It certainly seems to be the case that the deal will be more protectionist when it comes to automobiles (the industry that seems to drive a lot of the administration’s thinking on trade). The agreement has rules of origin that increase the amount of North American-sourced content a car must contain to qualify for zero tariffs. It also requires Mexican car factories to pay $16 an hour, which is an example of the sort of labor regulation imperialism Ryan Young and I decry in our paper, “Traders of the Lost Ark.” These new rules will surely raise the cost of cars and SUVs, just as the administration’s deregulation of fuel economy standards is trying to bring them down.
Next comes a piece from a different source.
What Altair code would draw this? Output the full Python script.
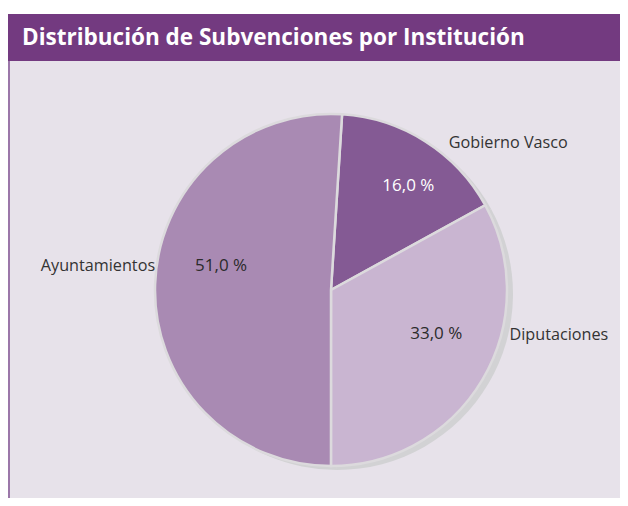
import math
import altair as alt
import pandas as pd

# ---- data ----
institutions = ["Gobierno Vasco", "Diputaciones", "Ayuntamientos"]
values = [16.0, 33.0, 51.0]
pct_labels = ["16,0 %", "33,0 %", "51,0 %"]
slice_colors = ["#845a94", "#c9b5d1", "#a98ab3"]
title_text = "Distribución de Subvenciones por Institución"

df = pd.DataFrame({
    "inst": institutions,
    "val": values,
    "pct": pct_labels,
    "ord": list(range(len(institutions))),
})
one = pd.DataFrame({"k": [0]})

W, H = 612, 490
CX, CY = 323, 282
R = 176
OFF = 0.063
FONT = "Open Sans"

theta_scale = alt.Scale(domain=[0, 100], range=[OFF, OFF + 2 * math.pi])
theta_enc = alt.Theta("val:Q", stack=True, scale=theta_scale)
color_enc = alt.Color("inst:N", scale=alt.Scale(domain=institutions, range=slice_colors), legend=None)

base = alt.Chart(df).encode(theta=theta_enc, order=alt.Order("ord:Q"))

# label base: mid angle of each slice computed before filtering
lab = alt.Chart(df).transform_window(
    cum="sum(val)", sort=[alt.SortField("ord")], frame=[None, 0]
).transform_calculate(mid="datum.cum - datum.val / 2").encode(
    theta=alt.Theta("mid:Q", stack=False, scale=theta_scale),
    x=alt.value(CX), y=alt.value(CY),
)

# background panels
bg = alt.Chart(one).mark_rect(color="#e7e2ea").encode(
    x=alt.value(0), x2=alt.value(W), y=alt.value(53), y2=alt.value(H))
leftline = alt.Chart(one).mark_rect(color="#9b77a9").encode(
    x=alt.value(0), x2=alt.value(2), y=alt.value(53), y2=alt.value(H))
titlebar = alt.Chart(one).mark_rect(color="#733a80").encode(
    x=alt.value(-1), x2=alt.value(W), y=alt.value(6), y2=alt.value(53))
title = alt.Chart(one).mark_text(
    text=title_text, color="white", font=FONT, fontSize=22.5, fontWeight="bold",
    align="left", baseline="middle").encode(x=alt.value(14), y=alt.value(30))

shadow = base.mark_arc(outerRadius=R, color="#d2d2d4").encode(
    x=alt.value(CX + 6), y=alt.value(CY + 4))
pie = base.mark_arc(outerRadius=R, stroke="#dcdadd", strokeWidth=2.5).encode(
    color=color_enc, x=alt.value(CX), y=alt.value(CY))

def pct_layer(name, dx, dy, col):
    return lab.transform_filter(alt.datum.inst == name).mark_text(
        radius=120, font=FONT, fontSize=17, color=col, dx=dx, dy=dy, baseline="middle"
    ).encode(text="pct:N")

def name_layer(name, dx, dy, align):
    return lab.transform_filter(alt.datum.inst == name).mark_text(
        radius=190, font=FONT, fontSize=16.2, color="#333333", dx=dx, dy=dy, align=align,
        baseline="middle"
    ).encode(text="inst:N")

layers = [
    bg, leftline, titlebar, title, shadow, pie,
    pct_layer("Gobierno Vasco", 13, -3, "white"),
    pct_layer("Diputaciones", 2, -17, "#2b2b2b"),
    pct_layer("Ayuntamientos", 10, -20, "#2b2b2b"),
    name_layer("Gobierno Vasco", 16, 13, "left"),
    name_layer("Diputaciones", 15, -52, "left"),
    name_layer("Ayuntamientos", 14, -18, "right"),
]

chart = alt.layer(*layers).properties(
    width=W, height=H, padding=0, autosize=alt.AutoSizeParams(type="none")
).configure_view(stroke=None, strokeWidth=0)

chart.save("out.html", embed_options={"renderer": "svg", "actions": False})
However, if agreement is reached with Canada, it will surely include reductions in Canada’s own protectionism surrounding its dairy industry. Just as this administration reserves a privileged place for autos in its trade policy, Canada jealously guards the “protection” of its dairy industry. Its “supply management” system for Canadian dairy products looks and acts like a New Deal-era commodity support program (although the US dairy system still has similar features), and part of the way it works is to charge ruinous tariffs on dairy imports.
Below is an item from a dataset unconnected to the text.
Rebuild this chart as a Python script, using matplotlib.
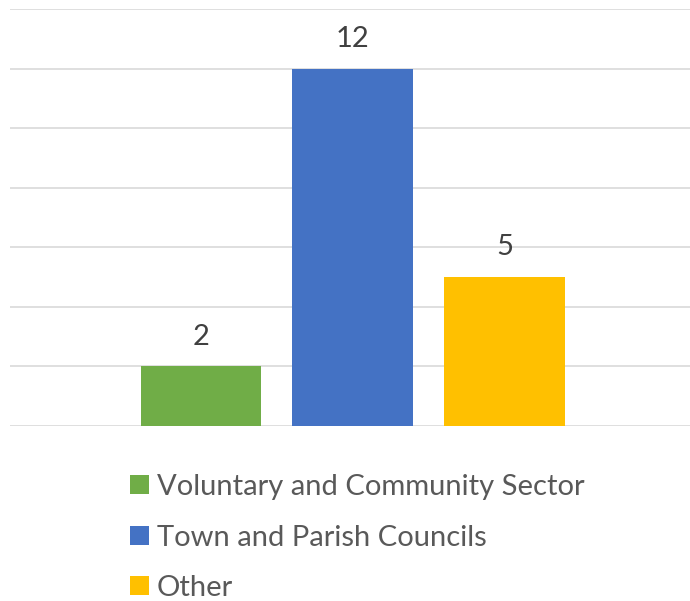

Ironically, the previous Canadian government (which was less beholden to dairy interests) had agreed to lower trade barriers in this area as part of the Trans-Pacific Partnership (TPP) deal, a concession the country withdrew once the U.S. left the deal (the TPP was not perfect, but it was still probably a net positive for the U.S.).
With Canada holding out, it is looking more likely that we will be left with a U.S.-Mexico agreement that arguably the President did not have the power to negotiate. America and Canada’s dual intransigence over their favored industries is likely to doom all of us to higher prices and reduced choice.